No problem. The pool was secure.
Until my car speed reached 15 mph.
Then the pool bucked and shuddered on my roof and began to slide sideways. I hit my emergency blinkers, pulled off the road and tightened the twine. I took back roads home, drove under 10 mph, and kept my blinkers on.
“Gracie better appreciate this,” I muttered as I inched home. And then the twine broke and the pool flew off the car.
I looked at the pool lying in the road behind me. Thankfully, the road was empty and no oncoming car had been attacked by my dog’s wading pool. I pulled over again, turned off the car and walked back to retrieve the pool.
“I cannot believe I am doing this,” I said as I lifted the 6’ diameter pool off the road and returned to the car. I examined my twine, which was shredded into several pieces, and debated what to do.
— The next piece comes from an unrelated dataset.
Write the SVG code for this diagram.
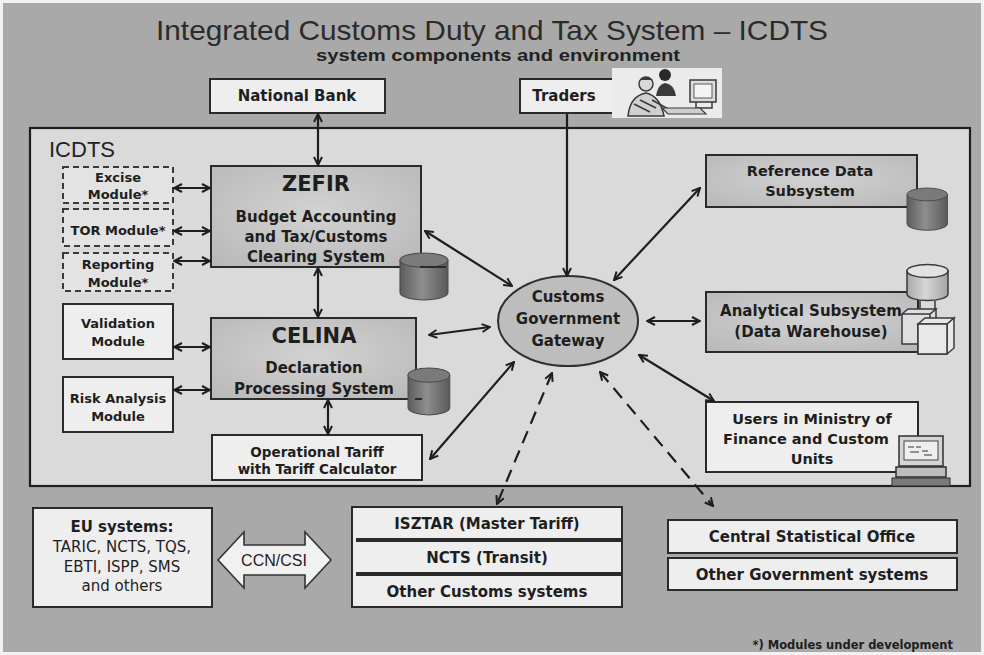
<svg xmlns="http://www.w3.org/2000/svg" width="984" height="655" viewBox="0 0 984 655">
  <style>
    .title { font-family: "Liberation Sans", Arial, sans-serif; fill: #2b2b2b; text-anchor: middle; }
    .sub { font-family: "Liberation Sans", Arial, sans-serif; font-weight: bold; fill: #222; text-anchor: middle; }
    .b { font-family: "DejaVu Sans", Verdana, sans-serif; font-weight: bold; fill: #1e1e1e; text-anchor: middle; }
    .r { font-family: "DejaVu Sans", Verdana, sans-serif; fill: #1e1e1e; text-anchor: middle; }
    .box { fill: #eeeeee; stroke: #2a2a2a; stroke-width: 2; }
    .dash { fill: #e3e3e3; stroke: #3a3a3a; stroke-width: 2; stroke-dasharray: 6 4; }
    .sys { fill: url(#sysFill); stroke: #2a2a2a; stroke-width: 2; }
    .link { fill: none; stroke: #1e1e1e; stroke-width: 2.2; }
    .dl { fill: none; stroke: #1e1e1e; stroke-width: 2.2; stroke-dasharray: 13 8; }
    .icon { fill: none; stroke: #3a3a3a; stroke-width: 1.5; }
  </style>
  <defs>
    <marker id="ah" viewBox="0 0 10 10" refX="9" refY="5" markerWidth="10" markerHeight="10" markerUnits="userSpaceOnUse" orient="auto-start-reverse">
      <path d="M1,1 L9,5 L1,9" fill="none" stroke="#1e1e1e" stroke-width="2"/>
    </marker>
    <radialGradient id="sysFill" cx="0.5" cy="0.45" r="0.7">
      <stop offset="0" stop-color="#d2d2d2"/>
      <stop offset="1" stop-color="#b9b9b9"/>
    </radialGradient>
    <linearGradient id="cylDark" x1="0" y1="0" x2="1" y2="0">
      <stop offset="0" stop-color="#5c5c5c"/>
      <stop offset="0.45" stop-color="#8e8e8e"/>
      <stop offset="1" stop-color="#5a5a5a"/>
    </linearGradient>
    <linearGradient id="cylLight" x1="0" y1="0" x2="1" y2="0">
      <stop offset="0" stop-color="#a9a9a9"/>
      <stop offset="0.45" stop-color="#d6d6d6"/>
      <stop offset="1" stop-color="#a4a4a4"/>
    </linearGradient>
    <!-- database drum, 44 wide, 46 tall -->
    <g id="drum">
      <path d="M0,7 V39 A22,7 0 0 0 44,39 V7 Z" fill="url(#cylDark)" stroke="#4a4a4a" stroke-width="1"/>
      <ellipse cx="22" cy="7" rx="22" ry="7" fill="#7a7a7a" stroke="#4a4a4a" stroke-width="1"/>
    </g>
  </defs>

  <!-- page background -->
  <rect x="0" y="0" width="984" height="655" fill="#f2f2f2"/>
  <rect x="3" y="3" width="978" height="649" fill="#a9a9a9"/>

  <!-- headings -->
  <text class="title" x="492" y="40" font-size="28" textLength="672" lengthAdjust="spacingAndGlyphs">Integrated Customs Duty and Tax System – ICDTS</text>
  <text class="sub" x="498" y="61" font-size="16" textLength="364" lengthAdjust="spacingAndGlyphs">system components and environment</text>

  <!-- external partners -->
  <g id="national-bank">
    <rect class="box" x="210" y="79" width="175" height="34"/>
    <text class="b" x="297" y="101" font-size="15">National Bank</text>
  </g>
  <g id="traders">
    <rect class="box" x="520" y="79" width="122" height="34"/>
    <text class="b" x="564" y="101" font-size="15">Traders</text>
    <!-- clip-art: two people at a computer -->
    <rect x="612" y="68" width="110" height="50" fill="#ebebeb"/>
    <rect x="690" y="80" width="26" height="22" fill="#dcdcdc" stroke="#3a3a3a" stroke-width="1.5"/>
    <rect x="694" y="84" width="18" height="14" fill="#f4f4f4" stroke="#5a5a5a" stroke-width="1"/>
    <path d="M696,102 L696,108 L712,108 L712,102" class="icon"/>
    <circle cx="665" cy="75" r="6" fill="#2a2a2a"/>
    <path d="M656,96 Q658,84 665,83 Q674,84 676,96 Z" fill="#3a3a3a"/>
    <circle cx="646" cy="84" r="7" fill="#d8d8d8" stroke="#3a3a3a" stroke-width="1.5"/>
    <path d="M640,80 Q646,74 653,80" fill="#3a3a3a"/>
    <path d="M628,116 Q630,96 646,93 Q660,96 664,116 Z" fill="#d0d0d0" stroke="#3a3a3a" stroke-width="1.5"/>
    <path d="M634,104 L650,112 M640,100 L656,108 M652,100 L670,110" class="icon"/>
    <path d="M662,108 L700,108 L706,114 L668,114 Z" fill="#cfcfcf" stroke="#3a3a3a" stroke-width="1.2"/>
  </g>

  <!-- ICDTS system boundary -->
  <g id="icdts">
    <rect x="30" y="128" width="940" height="358" fill="#dadada" stroke="#1e1e1e" stroke-width="2.2"/>
    <text x="49" y="157" font-size="22" font-family="Liberation Sans, Arial, sans-serif" fill="#222">ICDTS</text>
  </g>

  <!-- modules under development -->
  <g id="excise-module">
    <rect class="dash" x="63" y="167" width="110" height="36"/>
    <text class="b" x="118" y="182" font-size="13">Excise</text>
    <text class="b" x="118" y="199" font-size="13">Module*</text>
  </g>
  <g id="tor-module">
    <rect class="dash" x="63" y="209" width="110" height="37"/>
    <text class="b" x="118" y="235" font-size="13">TOR Module*</text>
  </g>
  <g id="reporting-module">
    <rect class="dash" x="63" y="253" width="110" height="38"/>
    <text class="b" x="118" y="269" font-size="13">Reporting</text>
    <text class="b" x="118" y="287" font-size="13">Module*</text>
  </g>

  <!-- CELINA side modules -->
  <g id="validation-module">
    <rect class="box" x="63" y="304" width="110" height="55"/>
    <text class="b" x="118" y="328" font-size="13">Validation</text>
    <text class="b" x="118" y="346" font-size="13">Module</text>
  </g>
  <g id="risk-module">
    <rect class="box" x="63" y="377" width="110" height="55"/>
    <text class="b" x="118" y="403" font-size="13">Risk Analysis</text>
    <text class="b" x="118" y="421" font-size="13">Module</text>
  </g>

  <!-- core systems -->
  <g id="zefir">
    <rect class="sys" x="211" y="166" width="210" height="101"/>
    <text class="b" x="316" y="191" font-size="21">ZEFIR</text>
    <text class="b" x="316" y="222" font-size="15">Budget Accounting</text>
    <text class="b" x="316" y="242" font-size="15">and Tax/Customs</text>
    <text class="b" x="316" y="262" font-size="15">Clearing System</text>
    <use href="#drum" transform="translate(400,253) scale(1.09,1.02)"/>
    <line x1="420" y1="267" x2="446" y2="267" stroke="#2a2a2a" stroke-width="2"/>
  </g>
  <g id="celina">
    <rect class="sys" x="211" y="318" width="205" height="81"/>
    <text class="b" x="314" y="343" font-size="21">CELINA</text>
    <text class="b" x="314" y="373" font-size="15">Declaration</text>
    <text class="b" x="314" y="394" font-size="15">Processing System</text>
    <use href="#drum" transform="translate(408,368) scale(0.95,1.02)"/>
    <line x1="415" y1="399" x2="422" y2="399" stroke="#2a2a2a" stroke-width="2"/>
  </g>
  <g id="operational-tariff">
    <rect class="box" x="212" y="435" width="210" height="45"/>
    <text class="b" x="317" y="457" font-size="13.5">Operational Tariff</text>
    <text class="b" x="317" y="474" font-size="13.5">with Tariff Calculator</text>
  </g>

  <g id="gateway">
    <ellipse cx="568" cy="321" rx="70" ry="45" fill="#bdbdbd" stroke="#2f2f2f" stroke-width="2"/>
    <text class="b" x="568" y="302" font-size="15">Customs</text>
    <text class="b" x="568" y="324" font-size="15">Government</text>
    <text class="b" x="568" y="346" font-size="15">Gateway</text>
  </g>

  <!-- right-hand subsystems -->
  <g id="reference-data">
    <rect class="sys" x="706" y="155" width="211" height="52"/>
    <text class="b" x="810" y="176" font-size="14.5">Reference Data</text>
    <text class="b" x="810" y="196" font-size="14.5">Subsystem</text>
    <use href="#drum" transform="translate(907,188) scale(0.92,0.92)"/>
  </g>
  <g id="analytical">
    <rect class="sys" x="706" y="292" width="212" height="60"/>
    <text class="b" x="811" y="316" font-size="15">Analytical Subsystem</text>
    <text class="b" x="811" y="337" font-size="15">(Data Warehouse)</text>
    <!-- light drum above a stack of cubes -->
    <path d="M907,271 V294 A20.5,6.5 0 0 0 948,294 V271 Z" fill="url(#cylLight)" stroke="#3a3a3a" stroke-width="1.5"/>
    <ellipse cx="927.5" cy="271" rx="20.5" ry="6.5" fill="#e2e2e2" stroke="#3a3a3a" stroke-width="1.5"/>
    <path d="M920,301 V310 M935,301 V310" class="icon"/>
    <path d="M902,314 L908,309 L936,309 L930,314 Z M902,314 V344 H930 V314 M930,314 L936,309 V339 L930,344" fill="#dedede" stroke="#3a3a3a" stroke-width="1.5"/>
    <path d="M918,324 L925,318 L954,318 L947,324 Z M918,324 V354 H947 V324 M947,324 L954,318 V348 L947,354" fill="#e8e8e8" stroke="#3a3a3a" stroke-width="1.5"/>
    <rect x="918" y="324" width="29" height="30" fill="#e8e8e8" stroke="#3a3a3a" stroke-width="1.5"/>
  </g>
  <g id="users">
    <rect class="box" x="706" y="402" width="212" height="70"/>
    <text class="b" x="812" y="424" font-size="14.5">Users in Ministry of</text>
    <text class="b" x="806" y="444" font-size="14.5">Finance and Custom</text>
    <text class="b" x="812" y="464" font-size="14.5">Units</text>
    <!-- desktop computer -->
    <rect x="899" y="436" width="44" height="30" fill="#d4d4d4" stroke="#2f2f2f" stroke-width="1.5"/>
    <rect x="904" y="441" width="34" height="19" fill="#eeeeee" stroke="#444" stroke-width="1"/>
    <path d="M908,447 h6 M916,447 h5 M910,452 h9 M922,451 h6 M924,455 h8" stroke="#333" stroke-width="1.2"/>
    <rect x="896" y="467" width="50" height="10" fill="#bdbdbd" stroke="#2f2f2f" stroke-width="1.5"/>
    <rect x="892" y="478" width="58" height="8" fill="#7a7a7a" stroke="#2f2f2f" stroke-width="1"/>
  </g>

  <!-- systems outside ICDTS -->
  <g id="eu-systems">
    <rect class="box" x="33" y="508" width="179" height="99"/>
    <text class="b" x="122" y="532" font-size="15">EU systems:</text>
    <text class="r" x="122" y="552" font-size="15">TARIC, NCTS, TQS,</text>
    <text class="r" x="122" y="572" font-size="15">EBTI, ISPP, SMS</text>
    <text class="r" x="122" y="591" font-size="15">and others</text>
  </g>
  <g id="ccn-csi">
    <polygon points="218,560 244,532 244,545 305,545 305,532 331,560 305,588 305,575 244,575 244,588" fill="#f1f1f1" stroke="#333" stroke-width="1.6"/>
    <text x="274" y="566" font-size="16" font-family="Liberation Sans, Arial, sans-serif" fill="#222" text-anchor="middle">CCN/CSI</text>
  </g>
  <g id="customs-systems">
    <rect class="box" x="352" y="507" width="270" height="100"/>
    <line x1="356" y1="540" x2="622" y2="540" stroke="#2a2a2a" stroke-width="4"/>
    <line x1="356" y1="574" x2="622" y2="574" stroke="#2a2a2a" stroke-width="4"/>
    <text class="b" x="487" y="529" font-size="15">ISZTAR (Master Tariff)</text>
    <text class="b" x="487" y="563" font-size="15">NCTS (Transit)</text>
    <text class="b" x="487" y="597" font-size="15">Other Customs systems</text>
  </g>
  <g id="statistical-office">
    <rect class="box" x="668" y="520" width="289" height="33"/>
    <text class="b" x="812" y="542" font-size="15">Central Statistical Office</text>
  </g>
  <g id="other-government">
    <rect class="box" x="668" y="558" width="289" height="32"/>
    <text class="b" x="812" y="580" font-size="15">Other Government systems</text>
  </g>

  <text class="b" x="953" y="649" font-size="11.5" style="text-anchor:end">*) Modules under development</text>

  <!-- connectors -->
  <g id="connectors">
    <path class="link" d="M318,114 L318,165" marker-start="url(#ah)" marker-end="url(#ah)"/>
    <path class="link" d="M567,114 L567,276" marker-end="url(#ah)"/>
    <path class="link" d="M174,188 L210,188" marker-start="url(#ah)" marker-end="url(#ah)"/>
    <path class="link" d="M174,231 L210,231" marker-start="url(#ah)" marker-end="url(#ah)"/>
    <path class="link" d="M174,261 L210,261" marker-start="url(#ah)" marker-end="url(#ah)"/>
    <path class="link" d="M318,268 L318,317" marker-start="url(#ah)" marker-end="url(#ah)"/>
    <path class="link" d="M174,347 L210,347" marker-start="url(#ah)" marker-end="url(#ah)"/>
    <path class="link" d="M174,390 L210,390" marker-start="url(#ah)" marker-end="url(#ah)"/>
    <path class="link" d="M328,400 L328,434" marker-start="url(#ah)" marker-end="url(#ah)"/>
    <path class="link" d="M425,231 L512,286" marker-start="url(#ah)" marker-end="url(#ah)"/>
    <path class="link" d="M429,335 L490,327" marker-start="url(#ah)" marker-end="url(#ah)"/>
    <path class="link" d="M430,459 L514,362" marker-start="url(#ah)" marker-end="url(#ah)"/>
    <path class="link" d="M700,188 L614,280" marker-start="url(#ah)" marker-end="url(#ah)"/>
    <path class="link" d="M647,321 L700,321" marker-start="url(#ah)" marker-end="url(#ah)"/>
    <path class="link" d="M639,355 L714,401" marker-start="url(#ah)" marker-end="url(#ah)"/>
    <path class="dl" d="M552,373 L497,504" marker-start="url(#ah)" marker-end="url(#ah)"/>
    <path class="dl" d="M600,372 L713,506" marker-start="url(#ah)" marker-end="url(#ah)"/>
  </g>
</svg>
I could abandon the pool on the side of the road in hopes some mom with a carload of hot and crabby toddlers would find it, thank her lucky stars, and take it home.
I could leave it and come back with heavy rope to secure it to the roof.
I could just forget the whole thing and abandon the pool. But then I would be throwing away the money I’d spent on it. (A whopping $12 plus tax. I could feel my frugal forebears’ disappointment.) Not to mention I’d be committing a crime of littering. How much of a fine do you get for throwing a pool on the side of the road?
I didn’t know and didn’t want to find out. I grabbed the pool and stuffed it into my trunk as far as it would go. The hard plastic gave a little, so I could finally fold it over. A third of it still hung outside my trunk, so I took the longest twine piece I could find and tied the trunk shut over the pool. I drove home slowly, all the while thinking that Gracie better LOVE this pool.
Guess what?
She doesn’t. She refuses to get into it. She’ll drink water out of it, but she won’t set foot in it. What am I going to do with a 6’ diameter wading pool?
Well…I’m 5’7”….it’s really hot this summer….
“Stop drinking out of my pool, Gracie!”